Ice Cube, along with his longtime business partner and entertainment lawyer Jeff Kwatinetz, and advisers Ja'Ron Smith and Chris Pilkerton first launched this initiative in 2020. Troy Vincent, the NFL's executive vice president of football operations, worked with the rapper/actor to present the idea to NFL commissioner Roger Goodell.
According to the report, the partnership with Ice Cube's CWBA will focus on “identifying league-wide opportunities in the financial, tech and production sectors, with a concentration on increasing direct and indirect spending to national Black businesses to help close America's racial and economic wealth gap.”
"It was cool connecting with somebody like Troy Vincent and really delivering our plan," Ice Cube said on the AP Pro Football Podcast. "Roger Goodell jumped in with both feet saying, 'Hey, we got to get this done. We have to make this happen.'"

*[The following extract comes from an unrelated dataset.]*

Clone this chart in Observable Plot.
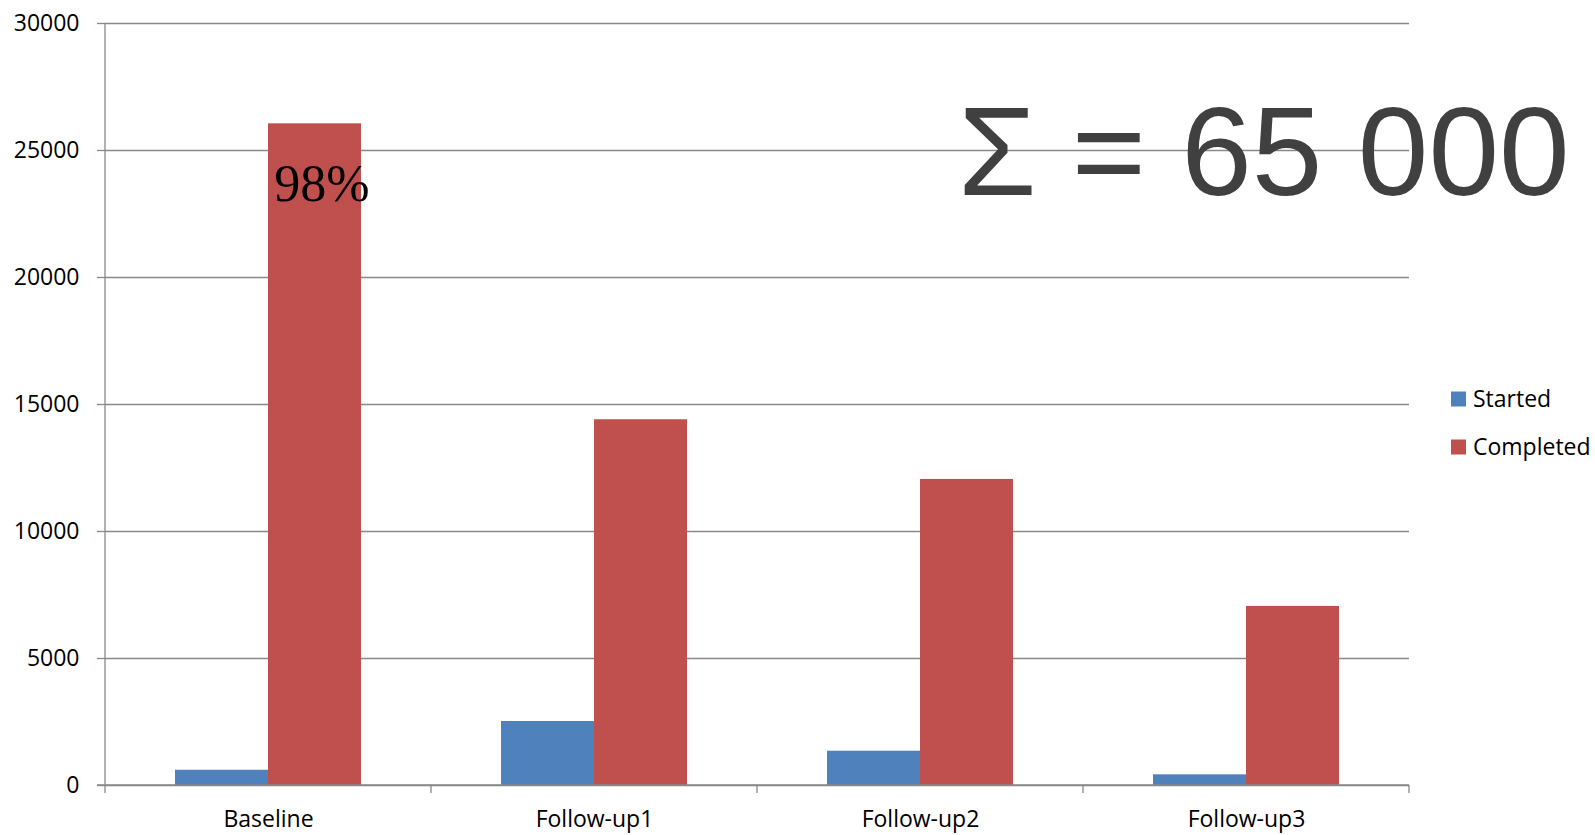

"We feel like if you tackle the huge wealth gap between Black people and white people in this country, that should solve a lot of problems that's there," added Ice Cube. "Our thing was to go after some of the biggest companies in the country that rely on Black consumers or Black workers, and the biggest one that we focused in on was the NFL."
In an effort to increase economic equity, the NFL has invested and earmarked $125 million with Black companies including Ariel Investments, City First/Broadway Bank, Cover Communications and Fearless Technology over the past year.
In a statement, Goodell expressed his excitement about the league’s new partnership.
"Our partnership with CWBA is another reminder that partnering with intentional organizations is critical to everything we do at the league," his statement read. "Black businesses play a major role in our country's economic prosperity. We understand these businesses have not always had the opportunity for exponential growth, so we are pleased to have partners like Ice Cube and his organization, CWBA, in a continued, collective push toward greater economic inclusion."
Ice Cube also noted he plans to forge similar partnerships with other professional sports leagues and major corporations.
"I'm glad the NFL stepped up," he said. "They're the biggest and most powerful and most influential to other Fortune 500 companies. So we want to get them to lead the charge. They've already allocated and spent up to $125 million. So we want that to turn into $500 million, maybe a billion, and then move on to other leagues and hopefully other companies like Nike and the big boys and tell them to try to adopt the same thing."